When I started this blog, I told myself that I'd write at least twice a week. I thought about doing it daily, but I knew that was an unattainable goal, especially with wedding season picking up. Then there's the impending doom of starting college in the fall. That may, in fact, be the death of this blog, all my musings. College may crush all time spent tapping away at the ingeniousness that is this blog type thing. Because really, being a single mom with a full time job is time consuming enough. Being a single mom with a full time job and classes with homework? I feel like my death may come as swiftly as the doom of this blog. (Speaking of doom, I have to file my taxes. But I don't want to. Because then, the demon that is the FAFSA will be the next in my line of conquests.)
Anyway, I finally found the time to finish the book Cody lent me on Vday. It was brilliant. One of those books you finish at 3 am on a work night, but you don't care, because you're so sucked into the book that all sense of timing is lost. One of those books that you are so excited about that when major plot revelations occur, you can't help but text someone who's read it going "WHAT?!" It's one of Those. (The Way of Kings by Brian Sanderson. I know it looks super lame, because I thought it was super lame at first, but it's actually amaaaaazing.)
I also shadowed Reed (bossman) on one of his weddings. Because I'm a DJ, but I usually only do little things. Like little kid parties or company Christmas parties where everyone is so smashed they don't even care about what's playing. Those kinds of things. But, Reed has decided that I'm enough of a people person and I know the music and brides well enough that I could do weddings now. He held me off for a long time, I think it's because I have a super dry sense of humor and it rubs people the wrong way. But now I keep my snarky comments and hilarious jokes to myself, and I think he thinks I've changed, but I'm actually exactly the same, but smarter about being the same... If that makes sense. So, my first wedding should be on April 12th. YAY.
Actually, I'm nervous and scared senseless, but the good thing about working in the office is that I actually meet every single bride that comes in. The fact that I'm in charge of assigning DJs and placing everyone helps, too.
Anyway, enough about work and such.
MY BABY IS TURNING ONE IN 15 DAYS.

one of my many pictures of Baby R I shot for her invitations.

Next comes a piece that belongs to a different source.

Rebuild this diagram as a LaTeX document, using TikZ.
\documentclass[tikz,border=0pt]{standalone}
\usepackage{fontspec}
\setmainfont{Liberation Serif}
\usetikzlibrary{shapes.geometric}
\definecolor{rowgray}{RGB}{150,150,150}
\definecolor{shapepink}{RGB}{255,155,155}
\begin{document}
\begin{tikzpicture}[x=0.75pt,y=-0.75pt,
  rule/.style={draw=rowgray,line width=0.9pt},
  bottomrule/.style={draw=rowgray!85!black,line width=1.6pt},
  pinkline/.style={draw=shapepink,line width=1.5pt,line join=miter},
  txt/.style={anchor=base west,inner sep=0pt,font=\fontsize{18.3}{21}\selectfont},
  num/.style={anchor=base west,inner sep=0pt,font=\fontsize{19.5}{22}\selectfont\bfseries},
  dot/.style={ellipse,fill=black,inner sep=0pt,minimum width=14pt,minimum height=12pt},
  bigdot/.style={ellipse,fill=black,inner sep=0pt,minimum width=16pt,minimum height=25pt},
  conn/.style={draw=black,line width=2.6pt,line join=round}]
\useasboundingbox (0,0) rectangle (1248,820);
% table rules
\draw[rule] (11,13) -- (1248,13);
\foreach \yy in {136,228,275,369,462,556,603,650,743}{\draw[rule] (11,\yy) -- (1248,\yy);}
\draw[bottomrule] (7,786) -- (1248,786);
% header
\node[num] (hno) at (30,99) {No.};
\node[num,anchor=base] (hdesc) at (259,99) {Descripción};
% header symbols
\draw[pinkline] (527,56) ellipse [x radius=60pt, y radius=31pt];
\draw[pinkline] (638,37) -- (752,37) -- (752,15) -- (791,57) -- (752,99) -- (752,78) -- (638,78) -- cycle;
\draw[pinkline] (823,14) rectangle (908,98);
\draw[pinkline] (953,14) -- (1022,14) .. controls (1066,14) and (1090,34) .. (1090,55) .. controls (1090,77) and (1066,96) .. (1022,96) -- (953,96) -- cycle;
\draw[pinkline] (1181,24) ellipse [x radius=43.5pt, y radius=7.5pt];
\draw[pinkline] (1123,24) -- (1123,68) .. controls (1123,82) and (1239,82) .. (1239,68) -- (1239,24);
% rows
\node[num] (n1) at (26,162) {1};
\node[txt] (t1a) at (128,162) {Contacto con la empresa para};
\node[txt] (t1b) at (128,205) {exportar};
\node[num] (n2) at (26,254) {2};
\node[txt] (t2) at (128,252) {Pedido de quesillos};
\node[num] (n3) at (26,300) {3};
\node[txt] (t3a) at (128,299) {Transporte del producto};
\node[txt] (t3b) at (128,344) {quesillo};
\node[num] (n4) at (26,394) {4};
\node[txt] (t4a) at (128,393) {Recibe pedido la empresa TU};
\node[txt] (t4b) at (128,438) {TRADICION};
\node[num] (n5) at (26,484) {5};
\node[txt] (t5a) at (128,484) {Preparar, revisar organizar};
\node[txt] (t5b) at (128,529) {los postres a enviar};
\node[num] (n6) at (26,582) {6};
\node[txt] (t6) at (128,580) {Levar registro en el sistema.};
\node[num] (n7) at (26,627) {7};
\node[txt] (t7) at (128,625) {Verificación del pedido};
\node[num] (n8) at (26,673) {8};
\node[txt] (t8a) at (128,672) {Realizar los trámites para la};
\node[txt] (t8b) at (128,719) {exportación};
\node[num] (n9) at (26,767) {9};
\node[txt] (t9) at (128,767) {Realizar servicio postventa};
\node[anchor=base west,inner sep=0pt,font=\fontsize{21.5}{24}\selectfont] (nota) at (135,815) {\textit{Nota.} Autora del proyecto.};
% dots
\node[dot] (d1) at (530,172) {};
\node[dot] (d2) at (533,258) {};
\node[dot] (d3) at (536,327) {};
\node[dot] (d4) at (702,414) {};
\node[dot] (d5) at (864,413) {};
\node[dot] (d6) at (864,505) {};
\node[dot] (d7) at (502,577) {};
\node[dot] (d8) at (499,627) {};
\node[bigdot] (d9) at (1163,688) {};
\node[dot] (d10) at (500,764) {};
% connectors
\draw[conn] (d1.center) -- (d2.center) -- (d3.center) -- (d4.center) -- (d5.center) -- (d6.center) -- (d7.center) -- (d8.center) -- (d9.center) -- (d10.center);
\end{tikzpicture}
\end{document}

She's so big.
My mom and two of my aunts may have to abandon her party because of Jesus, but who can blame them for that? (Me. I can. I am unfortunately petty enough to be upset about this.)
Momma wants me to push the time back a couple of hours so everyone can be there, but that would require feeding the masses, and unlike Jesus, I can't turn a loaf of bread and a couple o' fish into a meal. I'd actually have to prepare that nonsense. That's hard. I picked the perfect time on the best day, and I have all the envelopes sealed, addressed and waiting for stamps.
I'm now faced with redoing the invitations, readdressing all the envelopes, and making food to have three very important people present, or let them sing songs of God's praise whilst I am smashing my adorable daughter's face into a princess cake.

Oh, the difficult decisions of birthday parties.
I'm still not sure what I'm going to do, which isn't so bueno, since I have less than three weeks to the party, and I have to make preparations, one way, or another.

I'm going to contemplate the ways of life, now.